Instructions to follow -
Reproduce the listing below exactly, minus its pictures.

Given material -
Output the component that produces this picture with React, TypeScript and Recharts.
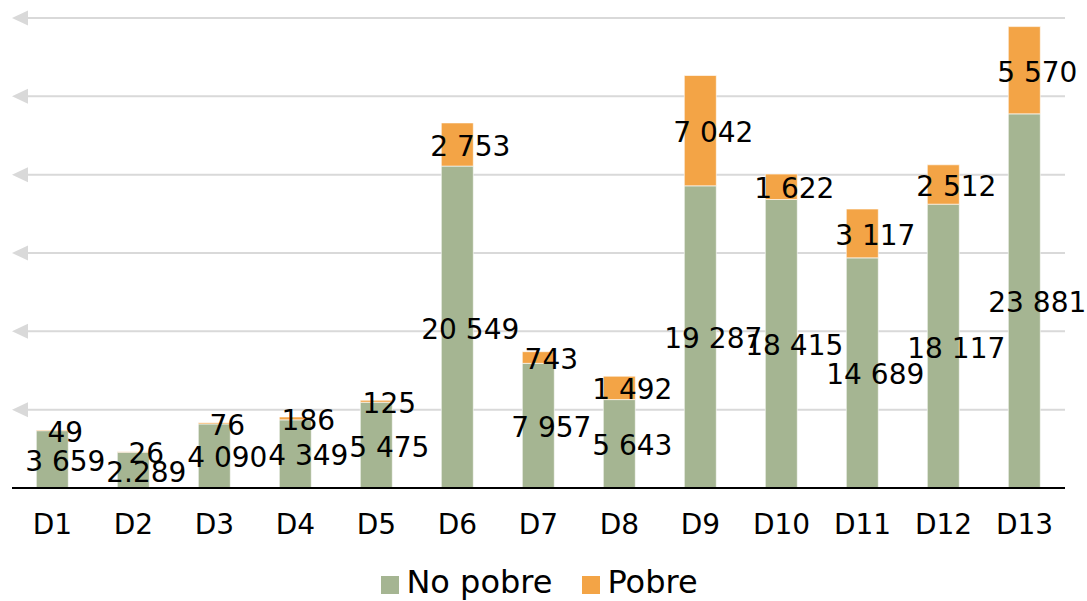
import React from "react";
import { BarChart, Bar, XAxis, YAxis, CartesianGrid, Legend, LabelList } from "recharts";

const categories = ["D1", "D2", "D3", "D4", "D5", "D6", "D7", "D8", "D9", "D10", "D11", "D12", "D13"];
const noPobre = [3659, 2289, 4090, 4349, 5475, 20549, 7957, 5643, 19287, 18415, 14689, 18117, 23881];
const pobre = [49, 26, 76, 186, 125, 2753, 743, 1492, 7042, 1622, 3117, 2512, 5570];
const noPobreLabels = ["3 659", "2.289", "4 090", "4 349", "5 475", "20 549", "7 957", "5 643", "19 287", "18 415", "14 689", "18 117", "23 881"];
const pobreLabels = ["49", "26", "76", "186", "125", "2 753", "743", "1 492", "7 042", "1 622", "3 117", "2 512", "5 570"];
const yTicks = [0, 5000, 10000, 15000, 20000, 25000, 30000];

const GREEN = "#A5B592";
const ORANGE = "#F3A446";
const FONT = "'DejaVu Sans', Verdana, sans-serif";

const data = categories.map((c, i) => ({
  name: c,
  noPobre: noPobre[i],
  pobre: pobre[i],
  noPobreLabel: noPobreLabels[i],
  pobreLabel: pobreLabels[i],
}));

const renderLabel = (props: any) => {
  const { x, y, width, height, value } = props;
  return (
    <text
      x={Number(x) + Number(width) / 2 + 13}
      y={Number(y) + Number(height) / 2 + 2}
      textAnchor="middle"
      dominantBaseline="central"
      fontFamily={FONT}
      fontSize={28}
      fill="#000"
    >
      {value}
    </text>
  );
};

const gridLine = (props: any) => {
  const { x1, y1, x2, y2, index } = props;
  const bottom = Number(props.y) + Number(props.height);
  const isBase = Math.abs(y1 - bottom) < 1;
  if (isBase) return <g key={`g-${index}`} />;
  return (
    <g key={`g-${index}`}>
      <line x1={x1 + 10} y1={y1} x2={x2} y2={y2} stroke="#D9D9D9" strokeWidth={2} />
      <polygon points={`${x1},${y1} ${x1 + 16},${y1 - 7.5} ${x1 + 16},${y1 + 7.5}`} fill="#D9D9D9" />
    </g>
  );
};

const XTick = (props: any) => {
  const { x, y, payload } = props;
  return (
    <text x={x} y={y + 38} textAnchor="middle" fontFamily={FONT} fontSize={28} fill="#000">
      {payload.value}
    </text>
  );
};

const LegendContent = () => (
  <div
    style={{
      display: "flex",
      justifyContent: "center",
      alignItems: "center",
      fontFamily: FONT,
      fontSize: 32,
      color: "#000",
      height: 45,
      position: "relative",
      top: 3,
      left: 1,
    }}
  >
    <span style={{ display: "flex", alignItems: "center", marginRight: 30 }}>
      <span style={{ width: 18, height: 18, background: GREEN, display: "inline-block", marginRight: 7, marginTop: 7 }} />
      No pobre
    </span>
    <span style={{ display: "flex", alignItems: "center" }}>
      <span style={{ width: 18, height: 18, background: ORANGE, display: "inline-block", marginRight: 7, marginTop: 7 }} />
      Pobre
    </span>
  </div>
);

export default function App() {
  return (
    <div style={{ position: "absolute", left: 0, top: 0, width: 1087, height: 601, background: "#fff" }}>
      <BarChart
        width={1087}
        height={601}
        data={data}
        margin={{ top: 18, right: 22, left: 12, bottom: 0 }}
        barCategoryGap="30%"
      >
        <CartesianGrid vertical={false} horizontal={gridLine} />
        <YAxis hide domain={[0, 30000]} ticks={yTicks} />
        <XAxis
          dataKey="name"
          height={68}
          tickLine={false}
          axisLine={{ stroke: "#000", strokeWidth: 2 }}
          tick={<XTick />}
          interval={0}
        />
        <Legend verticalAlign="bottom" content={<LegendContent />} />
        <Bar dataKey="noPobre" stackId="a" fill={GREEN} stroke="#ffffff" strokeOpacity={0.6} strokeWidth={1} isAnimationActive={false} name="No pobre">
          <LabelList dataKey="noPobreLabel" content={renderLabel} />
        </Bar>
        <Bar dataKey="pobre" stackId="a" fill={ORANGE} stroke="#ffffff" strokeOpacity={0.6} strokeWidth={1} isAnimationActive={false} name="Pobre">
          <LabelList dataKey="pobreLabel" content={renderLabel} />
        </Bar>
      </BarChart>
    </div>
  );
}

Answer to this exercise -
Output the component that produces this picture with React, TypeScript and Recharts.
import React from "react";
import { BarChart, Bar, XAxis, YAxis, CartesianGrid, Legend, LabelList } from "recharts";

const categories = ["D1", "D2", "D3", "D4", "D5", "D6", "D7", "D8", "D9", "D10", "D11", "D12", "D13"];
const noPobre = [3659, 2289, 4090, 4349, 5475, 20549, 7957, 5643, 19287, 18415, 14689, 18117, 23881];
const pobre = [49, 26, 76, 186, 125, 2753, 743, 1492, 7042, 1622, 3117, 2512, 5570];
const noPobreLabels = ["3 659", "2.289", "4 090", "4 349", "5 475", "20 549", "7 957", "5 643", "19 287", "18 415", "14 689", "18 117", "23 881"];
const pobreLabels = ["49", "26", "76", "186", "125", "2 753", "743", "1 492", "7 042", "1 622", "3 117", "2 512", "5 570"];
const yTicks = [0, 5000, 10000, 15000, 20000, 25000, 30000];

const GREEN = "#A5B592";
const ORANGE = "#F3A446";
const FONT = "'DejaVu Sans', Verdana, sans-serif";

const data = categories.map((c, i) => ({
  name: c,
  noPobre: noPobre[i],
  pobre: pobre[i],
  noPobreLabel: noPobreLabels[i],
  pobreLabel: pobreLabels[i],
}));

const renderLabel = (props: any) => {
  const { x, y, width, height, value } = props;
  return (
    <text
      x={Number(x) + Number(width) / 2 + 13}
      y={Number(y) + Number(height) / 2 + 2}
      textAnchor="middle"
      dominantBaseline="central"
      fontFamily={FONT}
      fontSize={28}
      fill="#000"
    >
      {value}
    </text>
  );
};

const gridLine = (props: any) => {
  const { x1, y1, x2, y2, index } = props;
  const bottom = Number(props.y) + Number(props.height);
  const isBase = Math.abs(y1 - bottom) < 1;
  if (isBase) return <g key={`g-${index}`} />;
  return (
    <g key={`g-${index}`}>
      <line x1={x1 + 10} y1={y1} x2={x2} y2={y2} stroke="#D9D9D9" strokeWidth={2} />
      <polygon points={`${x1},${y1} ${x1 + 16},${y1 - 7.5} ${x1 + 16},${y1 + 7.5}`} fill="#D9D9D9" />
    </g>
  );
};

const XTick = (props: any) => {
  const { x, y, payload } = props;
  return (
    <text x={x} y={y + 38} textAnchor="middle" fontFamily={FONT} fontSize={28} fill="#000">
      {payload.value}
    </text>
  );
};

const LegendContent = () => (
  <div
    style={{
      display: "flex",
      justifyContent: "center",
      alignItems: "center",
      fontFamily: FONT,
      fontSize: 32,
      color: "#000",
      height: 45,
      position: "relative",
      top: 3,
      left: 1,
    }}
  >
    <span style={{ display: "flex", alignItems: "center", marginRight: 30 }}>
      <span style={{ width: 18, height: 18, background: GREEN, display: "inline-block", marginRight: 7, marginTop: 7 }} />
      No pobre
    </span>
    <span style={{ display: "flex", alignItems: "center" }}>
      <span style={{ width: 18, height: 18, background: ORANGE, display: "inline-block", marginRight: 7, marginTop: 7 }} />
      Pobre
    </span>
  </div>
);

export default function App() {
  return (
    <div style={{ position: "absolute", left: 0, top: 0, width: 1087, height: 601, background: "#fff" }}>
      <BarChart
        width={1087}
        height={601}
        data={data}
        margin={{ top: 18, right: 22, left: 12, bottom: 0 }}
        barCategoryGap="30%"
      >
        <CartesianGrid vertical={false} horizontal={gridLine} />
        <YAxis hide domain={[0, 30000]} ticks={yTicks} />
        <XAxis
          dataKey="name"
          height={68}
          tickLine={false}
          axisLine={{ stroke: "#000", strokeWidth: 2 }}
          tick={<XTick />}
          interval={0}
        />
        <Legend verticalAlign="bottom" content={<LegendContent />} />
        <Bar dataKey="noPobre" stackId="a" fill={GREEN} stroke="#ffffff" strokeOpacity={0.6} strokeWidth={1} isAnimationActive={false} name="No pobre">
          <LabelList dataKey="noPobreLabel" content={renderLabel} />
        </Bar>
        <Bar dataKey="pobre" stackId="a" fill={ORANGE} stroke="#ffffff" strokeOpacity={0.6} strokeWidth={1} isAnimationActive={false} name="Pobre">
          <LabelList dataKey="pobreLabel" content={renderLabel} />
        </Bar>
      </BarChart>
    </div>
  );
}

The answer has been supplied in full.